Writer, know thyself?

There is a piece of advice I struggle to follow. It is to turn off the inner editor and just write the story. I'm most successful in getting to the things I want to say when I'm able to turn off that editor guy.

Sometimes I sneak around him...that's when a poem springs almost fully formed to mind. Other times I have to make deals with him to get him to wait until there is enough on the page to make his input worthwhile.

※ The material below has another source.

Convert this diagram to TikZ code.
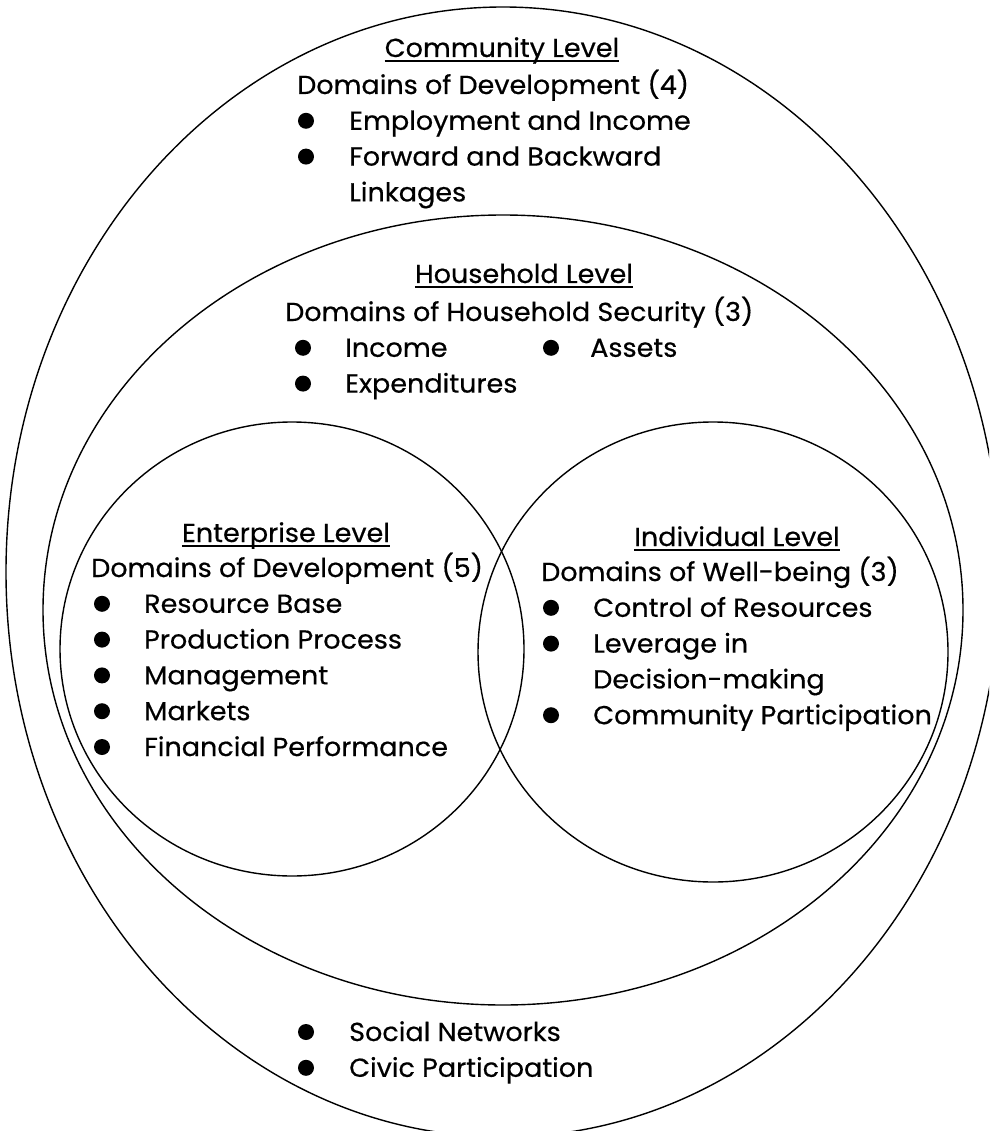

If I don't take the time to understand where the editor guy is...what he's thinking, what his mood is, whether he's open to letting the words flow without critique...I'm going to stall.

Alex J. Cavanaugh said...

Write the way we were designed to write.

Rick said...

Almost, Alex. It's more along the lines of exploration in your new book "CassaFire." Remember how Athee (character from his new book, folks) had the psychic power but didn't know that she had it and when she knew she had it, she then had to be taught how to use it?

And how her Uncle tried to convince her it was natural to communicate with our mouths and gestures but not natural to communicate brain to brain.

Most writers are in the same boat. They don't begin to know the power they have because they won't look at the way their brain operates and what it can do. The nod, they smile, and they go back to looking at everything else except themselves and their own potential.

Rick said...

Well put, Travis. Most writers nod and smile at this idea only because they don't know the incredible creative power they possess.

They concentrate on writing techniques first without analyzing what's in their brain and how it operates. Trying to walk into a house without opening the door first.

Patsy said...

Knowing what we want to write and why is very important - if we don't know that we don't know when we've achieved our aim.

Rick said...

Absolutely right, Patsy! Written goals, are much more often acheived.